■ REQUEST ■
Repeat verbatim the lines from the one containing "Generate a Python" to the one containing "plt.rcParams['font.family'] = ['Liberation", ends included, minus any pictures.

■ PROVIDED MATERIAL ■
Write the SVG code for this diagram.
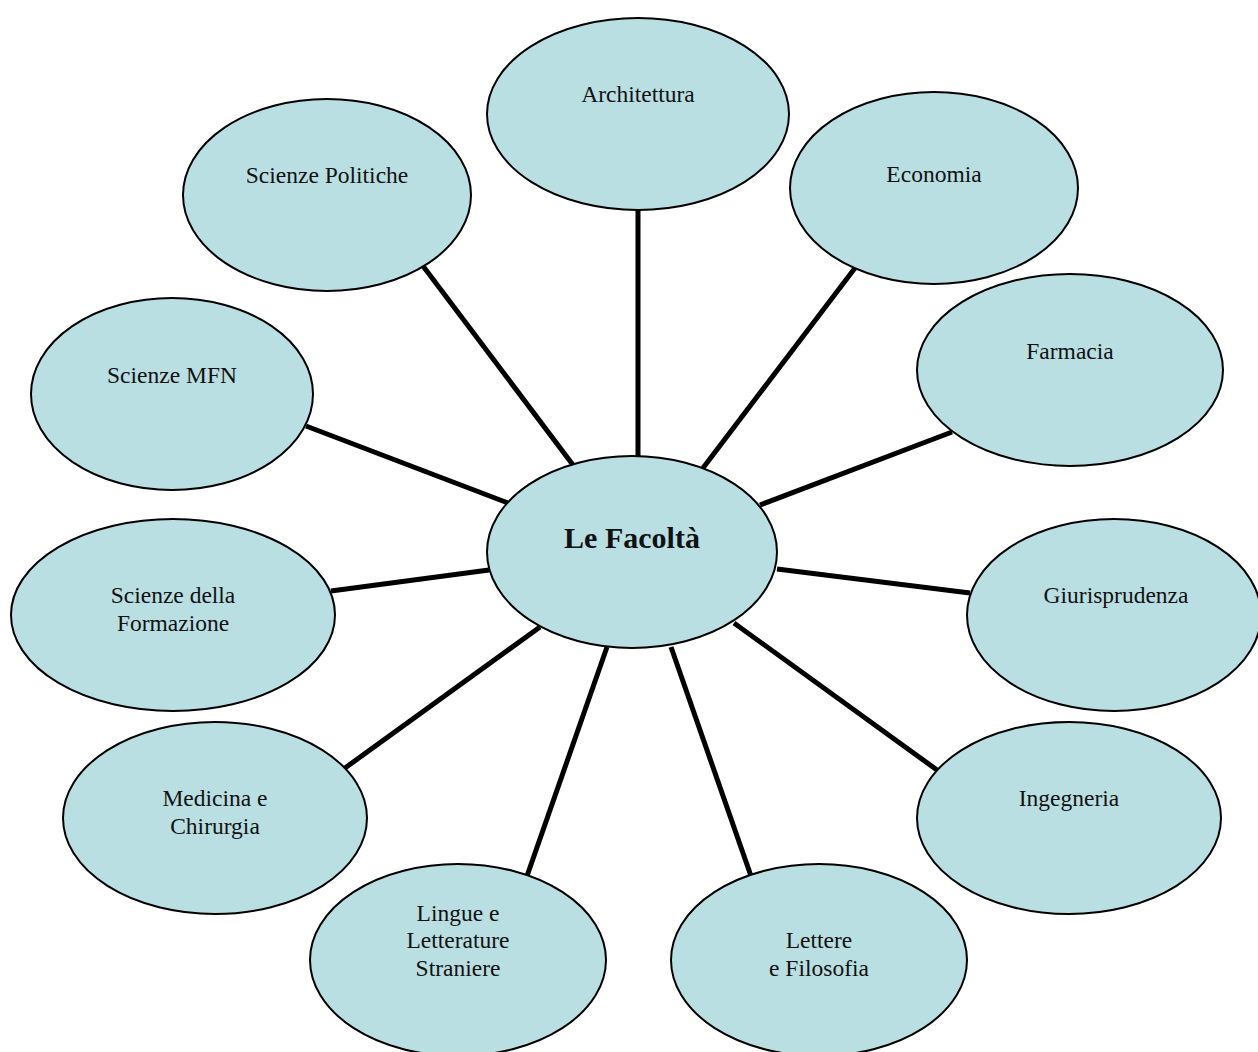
<svg xmlns="http://www.w3.org/2000/svg" width="1258" height="1052" viewBox="0 0 1258 1052">
<style>
.n ellipse{fill:#b9dfe3;stroke:#000;stroke-width:2}
.n text{font-family:"Liberation Serif","Times New Roman",serif;font-size:23.5px;fill:#111;text-anchor:middle}
#center text{font-size:30px;font-weight:bold}
#edges line{stroke:#000;stroke-width:5}
</style>
<rect width="1258" height="1052" fill="#fff"/>
<g id="edges">
<line x1="638" y1="210" x2="638" y2="458"/>
<line x1="855" y1="268" x2="703" y2="468"/>
<line x1="952" y1="432" x2="760" y2="505"/>
<line x1="970" y1="593" x2="777" y2="569"/>
<line x1="937" y1="770" x2="734" y2="623"/>
<line x1="751" y1="876" x2="671" y2="647"/>
<line x1="527" y1="876" x2="607" y2="647"/>
<line x1="345" y1="768" x2="540" y2="627"/>
<line x1="331" y1="591" x2="489" y2="570"/>
<line x1="306" y1="426" x2="508" y2="503"/>
<line x1="423" y1="266" x2="573" y2="465"/>
</g>
<g id="center" class="n"><ellipse cx="632" cy="552" rx="145" ry="96"/><text x="632" y="548">Le Facoltà</text></g>
<g id="architettura" class="n"><ellipse cx="638" cy="114" rx="151" ry="96"/><text x="638" y="102">Architettura</text></g>
<g id="economia" class="n"><ellipse cx="934" cy="188" rx="144" ry="96"/><text x="934" y="182">Economia</text></g>
<g id="farmacia" class="n"><ellipse cx="1070" cy="370" rx="153" ry="96"/><text x="1070" y="359">Farmacia</text></g>
<g id="giurisprudenza" class="n"><ellipse cx="1114" cy="615" rx="147" ry="96"/><text x="1116" y="603">Giurisprudenza</text></g>
<g id="ingegneria" class="n"><ellipse cx="1069" cy="818" rx="152" ry="96"/><text x="1069" y="806">Ingegneria</text></g>
<g id="lettere" class="n"><ellipse cx="819" cy="960" rx="148" ry="96"/><text x="819" y="948">Lettere</text><text x="819" y="976">e Filosofia</text></g>
<g id="lingue" class="n"><ellipse cx="458" cy="960" rx="148" ry="96"/><text x="458" y="921">Lingue e</text><text x="458" y="948">Letterature</text><text x="458" y="976">Straniere</text></g>
<g id="medicina" class="n"><ellipse cx="215" cy="818" rx="152" ry="96"/><text x="215" y="806">Medicina e</text><text x="215" y="834">Chirurgia</text></g>
<g id="formazione" class="n"><ellipse cx="173" cy="615" rx="162" ry="96"/><text x="173" y="603">Scienze della</text><text x="173" y="631">Formazione</text></g>
<g id="mfn" class="n"><ellipse cx="172" cy="394" rx="141" ry="96"/><text x="172" y="383">Scienze MFN</text></g>
<g id="politiche" class="n"><ellipse cx="327" cy="195" rx="144" ry="96"/><text x="327" y="183">Scienze Politiche</text></g>
</svg>
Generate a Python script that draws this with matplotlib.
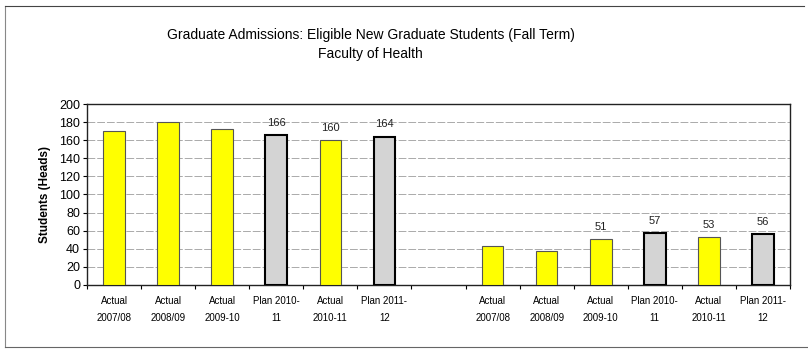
import matplotlib
matplotlib.use("Agg")
import matplotlib.pyplot as plt
from matplotlib.lines import Line2D
import numpy as np

plt.rcParams['font.family'] = ['Liberation Sans', 'DejaVu Sans']

categories = ["Actual\n2007/08", "Actual\n2008/09", "Actual\n2009-10", "Plan 2010-\n11",
              "Actual\n2010-11", "Plan 2011-\n12", "",
              "Actual\n2007/08", "Actual\n2008/09", "Actual\n2009-10", "Plan 2010-\n11",
              "Actual\n2010-11", "Plan 2011-\n12"]
values = [170, 180, 172, 166, 160, 164, None, 43, 38, 51, 57, 53, 56]
kinds = ["actual", "actual", "actual", "plan", "actual", "plan", None,
         "actual", "actual", "actual", "plan", "actual", "plan"]
shown_labels = [None, None, None, 166, 160, 164, None, None, None, 51, 57, 53, 56]
yticks = list(range(0, 201, 20))

fig = plt.figure(figsize=(8.08, 3.49), dpi=100)
ax = fig.add_axes([0.1077, 0.1834, 0.8700, 0.5186])

x = np.arange(len(categories))
for xi, v, k, lab in zip(x, values, kinds, shown_labels):
    if v is None:
        continue
    if k == "actual":
        ax.bar(xi, v, width=0.4, color="#ffff00", edgecolor="#555555", linewidth=0.8, zorder=3)
    else:
        ax.bar(xi, v, width=0.4, color="#d4d4d4", edgecolor="#000000", linewidth=1.5, zorder=3)
    if lab is not None:
        ax.text(xi, v + 8, str(lab), ha="center", va="bottom", fontsize=8, color="#222222")

ax.set_xlim(-0.5, len(categories) - 0.5)
ax.set_ylim(0, 200)
ax.set_yticks(yticks)
ax.tick_params(axis="y", labelsize=9, length=3, width=0.8, pad=2)
ax.yaxis.grid(True, color="#aaaaaa", linewidth=0.7, linestyle=(0, (8, 2)), zorder=0)
ax.set_axisbelow(True)

ax.set_xticks(np.arange(-0.5, len(categories), 1.0))
ax.set_xticklabels([])
ax.tick_params(axis="x", which="major", length=3, width=0.8)
ax.set_xticks(x, minor=True)
ax.set_xticklabels(categories, minor=True, fontsize=7, linespacing=1.8)
ax.tick_params(axis="x", which="minor", length=0, pad=8)

for s in ax.spines.values():
    s.set_linewidth(1.0)
    s.set_color("#222222")

ax.set_ylabel("Students (Heads)", fontsize=8.5, fontweight="bold", labelpad=6)

fig.text(0.459, 0.90, "Graduate Admissions: Eligible New Graduate Students (Fall Term)",
         ha="center", va="center", fontsize=10)
fig.text(0.459, 0.845, "Faculty of Health", ha="center", va="center", fontsize=10)

# outer chart frame
fig.add_artist(Line2D([0.006, 0.006], [0.006, 0.983], color="#888888", linewidth=0.8))
fig.add_artist(Line2D([0.006, 0.995], [0.983, 0.983], color="#444444", linewidth=0.8))
fig.add_artist(Line2D([0.006, 1.0], [0.006, 0.006], color="#666666", linewidth=0.8))

fig.savefig("out.png", dpi=100)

■ RESULT OF THE EXERCISE ■
Generate a Python script that draws this with matplotlib.
import matplotlib
matplotlib.use("Agg")
import matplotlib.pyplot as plt
from matplotlib.lines import Line2D
import numpy as np

plt.rcParams['font.family'] = ['Liberation Sans', 'DejaVu Sans']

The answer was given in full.